Announcing Partitioned GDELT BigQuery Tables

As GDELT has grown to truly extraordinary scale, the sheer magnitude of all of that data has made it increasingly difficult to query and interact with. The GDELT 1.0 Events table now contains 400 million records and is 144GB in size, the GDELT 2.0 GKG table contains 353 million records totaling 3.6TB, the GDELT 2.0 EventMentions table contains 501 million records totaling 104GB and the GDELT 2.0 Events table contains 159 million records totaling 63GB.

Google's BigQuery system is one of the few platforms today that makes it possible to interact with the entire GDELT dataset in near-realtime, performing complex analyses in seconds. However, GDELT's massive size means that a query examining a large number of columns of the GKG might consume a terabyte or more of BigQuery query quota with a single search. Since BigQuery performs a full table scan for each search, you will still consume a huge amount of query quota even when limiting your search to a small time window.

This is where BigQuery's newly added partitioned tables come to the rescue, in which BigQuery under the hood breaks a large table up into a massive collection of physically distinct tables organized by day. Just by adding a special additional SQL command to your search, you can instruct BigQuery to only search the specific days you are interested in, meaning your query quota consumes only the amount of data present on those specific days, rather than the entire 3.6TB GKG table.

All you have to do is to use the "_partitioned" version of each table and add the special _PARTITIONTIME >= TIMESTAMP("2016-06-01") syntax to your query (where TIMESTAMP is the specific start/stop day of data you want to search in YYYY-MM-DD format). See the BigQuery documentation for more details on how to use this command properly.

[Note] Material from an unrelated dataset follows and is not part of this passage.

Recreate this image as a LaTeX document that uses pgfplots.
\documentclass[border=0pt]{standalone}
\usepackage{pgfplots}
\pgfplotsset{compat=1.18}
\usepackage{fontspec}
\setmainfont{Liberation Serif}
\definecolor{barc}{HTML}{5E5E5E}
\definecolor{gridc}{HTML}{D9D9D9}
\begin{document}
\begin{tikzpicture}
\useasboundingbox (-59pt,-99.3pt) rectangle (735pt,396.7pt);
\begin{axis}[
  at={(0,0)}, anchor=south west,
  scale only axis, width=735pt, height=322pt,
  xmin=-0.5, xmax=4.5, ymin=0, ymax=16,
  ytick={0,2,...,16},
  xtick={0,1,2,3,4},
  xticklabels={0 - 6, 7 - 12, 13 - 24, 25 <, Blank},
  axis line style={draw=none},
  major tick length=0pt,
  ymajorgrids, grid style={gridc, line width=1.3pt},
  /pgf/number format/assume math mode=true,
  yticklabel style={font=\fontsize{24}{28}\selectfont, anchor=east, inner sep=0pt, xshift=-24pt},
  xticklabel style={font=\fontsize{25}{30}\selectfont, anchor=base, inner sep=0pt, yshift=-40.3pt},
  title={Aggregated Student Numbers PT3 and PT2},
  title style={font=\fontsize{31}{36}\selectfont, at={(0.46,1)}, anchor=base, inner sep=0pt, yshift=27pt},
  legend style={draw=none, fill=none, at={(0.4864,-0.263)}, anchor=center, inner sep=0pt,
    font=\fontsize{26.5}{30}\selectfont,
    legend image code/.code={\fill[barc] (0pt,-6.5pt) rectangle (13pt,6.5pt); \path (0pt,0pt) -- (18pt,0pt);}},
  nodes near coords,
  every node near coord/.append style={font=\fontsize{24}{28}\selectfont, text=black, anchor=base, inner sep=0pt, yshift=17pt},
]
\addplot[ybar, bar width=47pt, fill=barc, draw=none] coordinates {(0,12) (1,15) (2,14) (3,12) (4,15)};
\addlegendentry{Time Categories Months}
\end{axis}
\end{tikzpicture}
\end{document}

Take this simple query that counts up the total number of articles discussing Education every 15 minutes from June 1 to June 15 of this year and additionally the number of those articles that mention Syria. This query takes just 8.6 seconds to complete, but processes 423GB of data, consuming a fair bit of your query quota in a single go. Though, one has to admit that it is pretty incredible that BigQuery can crunch through 423GB of data in just 8.6 seconds!

SELECT DATE, sum(V2Locations like '%Syria%') nummatches, count(1) allarts FROM [gdelt-bq:gdeltv2.gkg] where V2Themes 
like '%EDUCATION%' and DATE>=20160601000000 AND DATE<=20160615999999 group by DATE

Here is the same query, but executed against the partitioned version of the table "gkg_partitioned" and adding in the _PARTITIONTIME sytnax. This query takes just 2 seconds and consumes just 15GB, since it looks at only the 15 days of GKG data relevant to the query. That's a decrease in query quota of more than 28 times and a speedup of fourfold!

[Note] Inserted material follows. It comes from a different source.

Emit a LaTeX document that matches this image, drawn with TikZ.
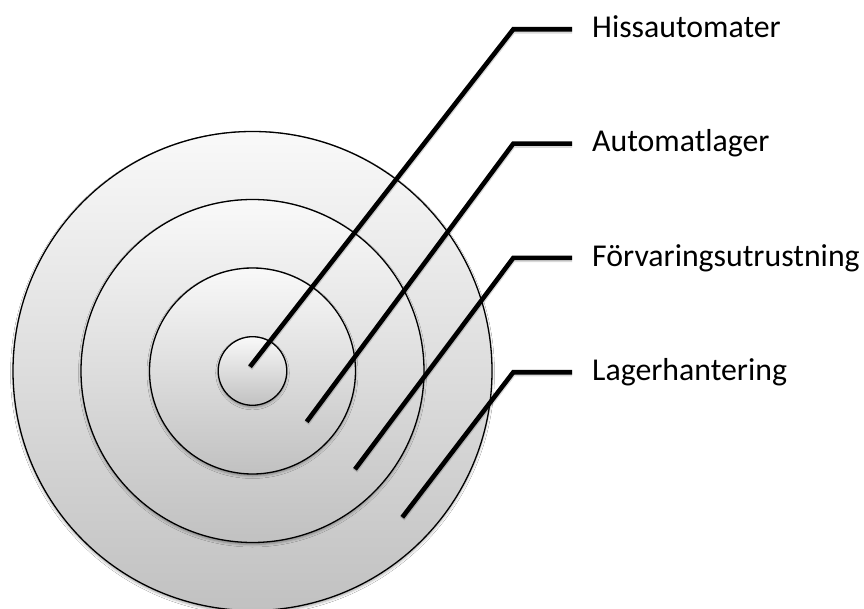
\documentclass[tikz,border=0pt]{standalone}
\usepackage{fontspec}
\setmainfont{Carlito}
\usetikzlibrary{shadows.blur}
\definecolor{ringtop}{HTML}{F9F9F9}
\definecolor{ringbot}{HTML}{C1C1C1}
\begin{document}
\begin{tikzpicture}[x=1pt,y=-1pt,
  ring/.style={circle, draw=black, line width=1.3pt, inner sep=0pt,
    top color=ringtop, bottom color=ringbot,
    blur shadow={shadow xshift=0pt, shadow yshift=-2pt, shadow blur radius=2.5pt, shadow opacity=35}},
  leader/.style={draw=black, line width=4.6pt, line cap=butt, line join=miter},
  leadershadow/.style={draw=black, line width=5.5pt, opacity=0.15, line cap=butt, line join=miter},
  lbl/.style={anchor=base west, inner sep=0pt, font=\fontsize{31.8}{38}\selectfont}]
\useasboundingbox (0,0) rectangle (864,609);
\fill[white] (0,0) rectangle (864,609);

% rings
\node[ring, minimum size=479pt] (r4) at (252.5,371) {};
\node[ring, minimum size=343pt] (r3) at (252.5,371) {};
\node[ring, minimum size=206pt] (r2) at (252.5,371) {};
\node[ring, minimum size=68.6pt] (r1) at (252.5,371) {};

% labels
\node[lbl] (t1) at (592,37.7) {Hissautomater};
\node[lbl] (t2) at (592,152) {Automatlager};
\node[lbl] (t3) at (592,266.3) {Förvaringsutrustning};
\node[lbl] (t4) at (592,380.6) {Lagerhantering};

% leader points
\coordinate (s1) at (250,366.7);   \coordinate (k1) at (513.3,29.3);  \coordinate (e1) at (572,29.3);
\coordinate (s2) at (306.7,421.7); \coordinate (k2) at (513.3,143.6); \coordinate (e2) at (572,143.6);
\coordinate (s3) at (355,469.3);   \coordinate (k3) at (513.3,257.9); \coordinate (e3) at (572,257.9);
\coordinate (s4) at (402.3,517.3); \coordinate (k4) at (513.3,372.2); \coordinate (e4) at (572,372.2);

% leader shadows
\foreach \i in {1,2,3,4}{
  \draw[leadershadow, transform canvas={yshift=-1.5pt}] (s\i) -- (k\i) -- (e\i);
}
% leaders
\draw[leader] (s1) -- (k1) -- (e1);
\draw[leader] (s2) -- (k2) -- (e2);
\draw[leader] (s3) -- (k3) -- (e3);
\draw[leader] (s4) -- (k4) -- (e4);
\end{tikzpicture}
\end{document}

SELECT DATE, sum(V2Locations like '%Syria%') nummatches, count(1) allarts FROM [gdelt-bq:gdeltv2.gkg_partitioned] where 
V2Themes like '%EDUCATION%' and DATE>=20160601000000 and _PARTITIONTIME >= TIMESTAMP("2016-06-01") 
AND DATE<=20160615999999 and _PARTITIONTIME <= TIMESTAMP("2016-06-15") group by DATE

For the moment we've made partitioned versions available of the GDELT 1.0 Events table and the GDELT 2.0 Events, EventMentions and GKG tables. We will be closely monitoring the other GDELT tables and making partitioned versions of them available as well as they grow too large for traditional querying.